What to produce | Copy exactly the lines from the beginning of the data down to and including the line holding "b2 = ax.bar(x", without any pictures.

═════ Data provided ═════

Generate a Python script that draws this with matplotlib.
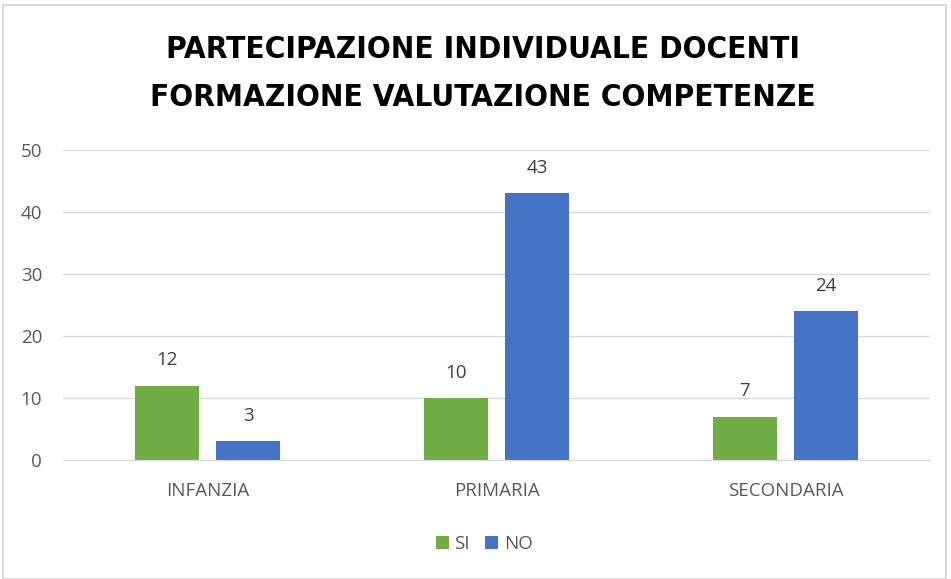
import matplotlib.pyplot as plt
import numpy as np
from matplotlib.patches import Rectangle

# dati
categorie = ["INFANZIA", "PRIMARIA", "SECONDARIA"]
si = [12, 10, 7]
no = [3, 43, 24]
yticks = [0, 10, 20, 30, 40, 50]
titolo = ["PARTECIPAZIONE INDIVIDUALE DOCENTI", "FORMAZIONE VALUTAZIONE COMPETENZE"]

verde = "#70AD47"
blu = "#4472C4"

fig = plt.figure(figsize=(9.51, 5.79), dpi=100)
ax = fig.add_axes([63 / 951, 1 - 460 / 579, (930 - 63) / 951, (460 - 150) / 579])

x = np.arange(len(categorie))
w = 0.22
off = 0.141
b1 = ax.bar(x - off, si, w, color=verde, label="SI")
b2 = ax.bar(x + off, no, w, color=blu, label="NO")

for bars in (b1, b2):
    for b in bars:
        ax.text(b.get_x() + b.get_width() / 2, b.get_height() + 3.3, str(int(b.get_height())),
                ha="center", va="baseline", fontsize=13.5, color="#404040", family="Open Sans")

ax.set_xlim(-0.5, 2.5)
ax.set_ylim(0, 50)
ax.set_yticks(yticks)
ax.grid(axis="y", color="#D9D9D9", linewidth=1)
ax.set_axisbelow(True)
for s in ["top", "right", "left"]:
    ax.spines[s].set_visible(False)
ax.spines["bottom"].set_color("#D9D9D9")
ax.tick_params(length=0)
ax.tick_params(axis="y", pad=15, labelsize=13.5, labelcolor="#595959")
ax.tick_params(axis="x", pad=16, labelsize=13.5, labelcolor="#595959")
ax.set_xticks(x)
ax.set_xticklabels(categorie, family="Open Sans")
for t in ax.get_yticklabels():
    t.set_family("Open Sans")

# titolo su due righe
for riga, ypix in zip(titolo, [50, 97]):
    fig.text(483 / 951, 1 - ypix / 579, riga, ha="center", va="center", fontsize=22.6,
             fontweight="bold", fontstretch="condensed", color="#000000", family="DejaVu Sans")

leg = fig.legend(loc="center", bbox_to_anchor=(484 / 951, 1 - 544 / 579), ncol=2, frameon=False,
                 handlelength=0.7, handleheight=0.7, handletextpad=0.3, columnspacing=0.8,
                 prop={"family": "Open Sans", "size": 13.5})
for t in leg.get_texts():
    t.set_color("#595959")

fig.patches.append(Rectangle((3 / 951, 0), 943 / 951, 1 - 5 / 579, transform=fig.transFigure,
                             fill=False, edgecolor="#D0D0D0", linewidth=1.2))

fig.savefig("out.png", dpi=100)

═════

Full answer |
Generate a Python script that draws this with matplotlib.
import matplotlib.pyplot as plt
import numpy as np
from matplotlib.patches import Rectangle

# dati
categorie = ["INFANZIA", "PRIMARIA", "SECONDARIA"]
si = [12, 10, 7]
no = [3, 43, 24]
yticks = [0, 10, 20, 30, 40, 50]
titolo = ["PARTECIPAZIONE INDIVIDUALE DOCENTI", "FORMAZIONE VALUTAZIONE COMPETENZE"]

verde = "#70AD47"
blu = "#4472C4"

fig = plt.figure(figsize=(9.51, 5.79), dpi=100)
ax = fig.add_axes([63 / 951, 1 - 460 / 579, (930 - 63) / 951, (460 - 150) / 579])

x = np.arange(len(categorie))
w = 0.22
off = 0.141
b1 = ax.bar(x - off, si, w, color=verde, label="SI")
b2 = ax.bar(x + off, no, w, color=blu, label="NO")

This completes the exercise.